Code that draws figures
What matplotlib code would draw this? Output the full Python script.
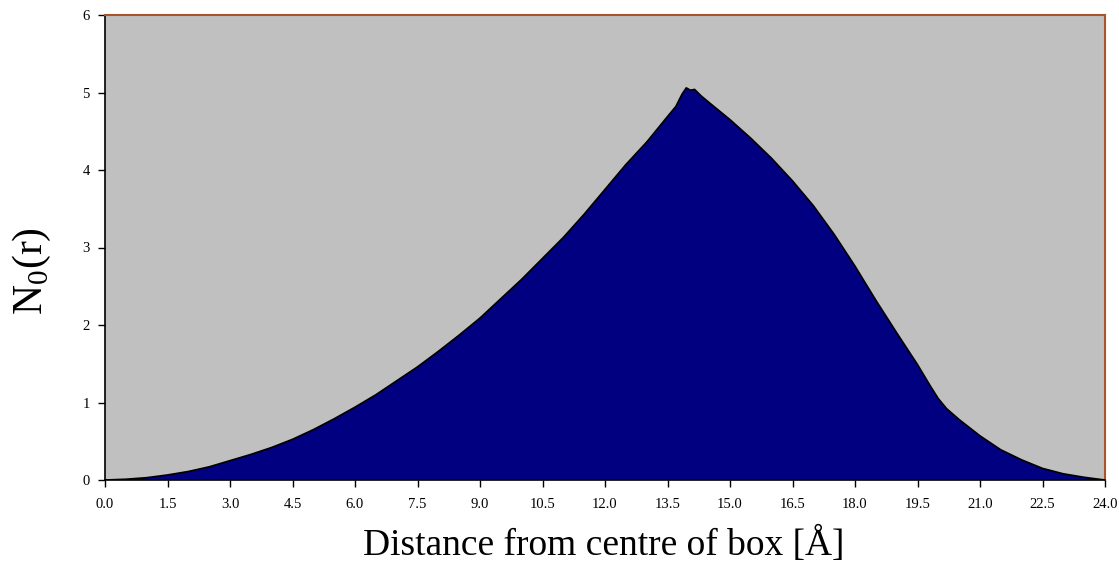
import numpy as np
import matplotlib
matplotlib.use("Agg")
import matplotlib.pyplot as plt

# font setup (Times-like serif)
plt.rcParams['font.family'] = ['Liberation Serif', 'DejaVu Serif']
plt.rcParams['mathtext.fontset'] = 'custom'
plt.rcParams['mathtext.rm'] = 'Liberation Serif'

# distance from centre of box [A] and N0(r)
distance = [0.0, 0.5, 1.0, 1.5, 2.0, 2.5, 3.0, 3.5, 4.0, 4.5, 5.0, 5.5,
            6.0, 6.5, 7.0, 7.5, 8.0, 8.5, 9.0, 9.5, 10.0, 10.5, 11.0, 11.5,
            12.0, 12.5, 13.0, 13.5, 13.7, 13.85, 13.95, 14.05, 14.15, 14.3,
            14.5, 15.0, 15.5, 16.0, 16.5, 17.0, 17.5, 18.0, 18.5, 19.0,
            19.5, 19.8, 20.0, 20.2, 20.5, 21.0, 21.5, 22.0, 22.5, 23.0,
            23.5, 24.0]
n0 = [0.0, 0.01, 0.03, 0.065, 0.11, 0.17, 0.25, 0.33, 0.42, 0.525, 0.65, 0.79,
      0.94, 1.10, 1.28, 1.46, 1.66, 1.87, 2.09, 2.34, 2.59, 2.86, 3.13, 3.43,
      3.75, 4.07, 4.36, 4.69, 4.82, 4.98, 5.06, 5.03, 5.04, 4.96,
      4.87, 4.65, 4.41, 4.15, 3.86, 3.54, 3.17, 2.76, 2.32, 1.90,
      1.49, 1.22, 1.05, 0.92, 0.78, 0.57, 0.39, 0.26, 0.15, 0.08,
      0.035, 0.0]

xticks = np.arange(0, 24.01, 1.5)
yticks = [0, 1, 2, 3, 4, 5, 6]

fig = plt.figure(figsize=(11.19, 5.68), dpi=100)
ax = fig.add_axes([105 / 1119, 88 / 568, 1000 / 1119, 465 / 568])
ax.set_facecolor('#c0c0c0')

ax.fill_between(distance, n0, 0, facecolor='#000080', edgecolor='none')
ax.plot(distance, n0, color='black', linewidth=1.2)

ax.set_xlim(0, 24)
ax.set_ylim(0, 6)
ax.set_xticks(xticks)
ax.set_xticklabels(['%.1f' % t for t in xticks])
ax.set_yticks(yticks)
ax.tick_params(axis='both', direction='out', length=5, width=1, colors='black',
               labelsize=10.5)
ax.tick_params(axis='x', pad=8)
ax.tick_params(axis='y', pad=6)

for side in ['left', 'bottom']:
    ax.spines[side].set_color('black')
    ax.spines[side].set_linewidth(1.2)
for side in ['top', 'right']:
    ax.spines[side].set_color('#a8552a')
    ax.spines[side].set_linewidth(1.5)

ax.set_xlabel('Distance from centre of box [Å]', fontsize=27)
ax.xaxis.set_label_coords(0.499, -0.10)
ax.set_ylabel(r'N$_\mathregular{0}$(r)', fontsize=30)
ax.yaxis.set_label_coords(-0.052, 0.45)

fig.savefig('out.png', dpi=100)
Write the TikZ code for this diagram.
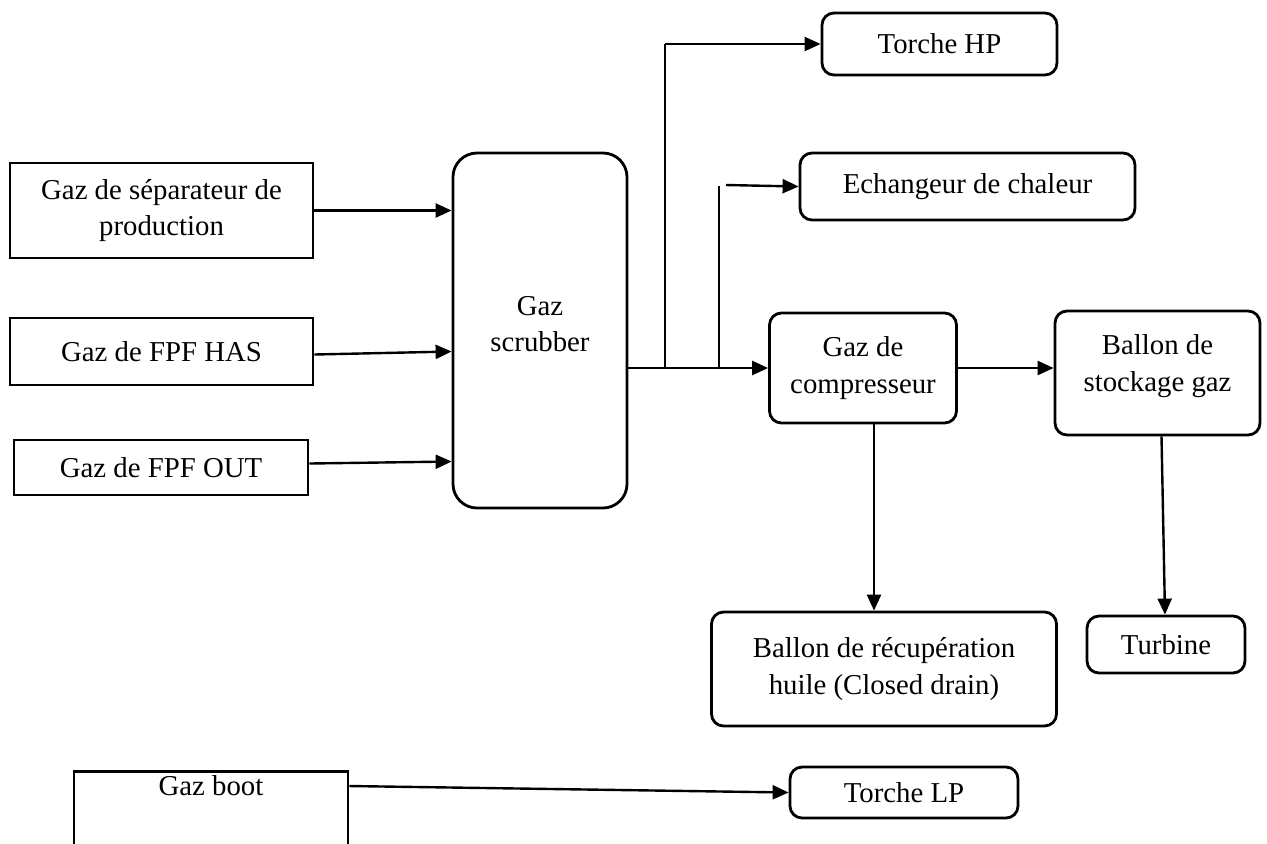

Task goal:
Without the pictures, copy the entries from their first line through the line containing "import matplotlib.pyplot as plt", and only those lines.

Answer to this problem:
What matplotlib code would draw this? Output the full Python script.
import numpy as np
import matplotlib
matplotlib.use("Agg")
import matplotlib.pyplot as plt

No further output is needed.